In the case of Lawson and Kirk v South African Discount and Acceptance Corporation Pty Ltd 1938 CPD 273 at 282, Davis J utilised the following illustration to emphasise that, in order to detect the presence of simulation, the court should pay particular attention to “slip ups” and inconsistencies to that which is purported by the parties:

“If a man is thought to have been working industriously to make a loan appear to be a sale, it is obvious that not much heed can be paid at any appearances of sale, unless perchance, they be so consistent that it is possible to say: “This must in truth have been a genuine sale: no man could so consistently and so successfully have simulated all its features: he was bound to have slipped up somewhere.” But it is the places where he has slipped up which must necessarily be of paramount importance, for if it were a genuine sale, then there was no possible reason why he should ever have slipped up at all. A Parisian cripple is suspected of being a German spy in disguise: that he habitually speaks French and limps on two sticks matters not at all: that he was once heard speaking fluent German and was seen to run may well be conclusive.”

If the doctrine of simulation were to be applied to the non-payment indemnity described earlier in this article, SARS could possibly make the following simulation argument:

(i)    the parties’ purported intention is that funding is to be made available to the company in the form of preference shares, on the basis that the funder is to receive a return on its investment in the form of dividends and return of capital through the payment of redemption prices, payment of which is conditional upon the company passing the solvency and liquidity test;

(ii)   the non-payment indemnity provides the funder with an absolute right to enforce repayment of the amounts advanced (together with any other amounts scheduled to be paid), which is a feature intrinsic to a loan and inconsistent with the parties’ purported intention;

(iii)  this inconsistency points to the parties’ true intention, being that the funders advanced a loan that must be repaid by the company and that the parties simply cast agreements in the form of preference shares in order to obtain favourable tax treatment;

(iv)  the court must ignore the form in which the parties cast it and give effect to that true intention; and

(v)   the funding should accordingly be treated as a loan and the dividends should be taxed by SARS as if it were interest.

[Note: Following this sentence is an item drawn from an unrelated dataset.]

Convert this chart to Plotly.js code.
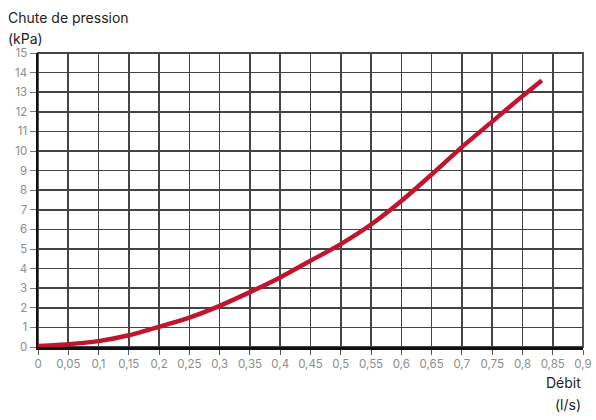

If the company gives the holder of preference shares a non-payment indemnity, with a view to the holder relying on that indemnity and enforcing repayment of capital and returns against the company notwithstanding its solvency and liquidity status, the preference shares could possibly be challenged by SARS on the basis that it is a simulated loan, for the reasons set out above. If, on the other hand, the parties’ true intention is in fact for the funding to take the form of preference shares, it follows that the payments which the funder receives from the company must be subject to the passing of the solvency and liquidity test by the company. Enforcing a non-payment indemnity clause against the company in instances where the solvency and liquidity test cannot be passed is therefore imposing an obligation on the company with which it cannot lawfully comply. We accordingly conclude that the non-payment indemnity serves no real purpose in such circumstances and should be abandoned in the context of true preference share transactions.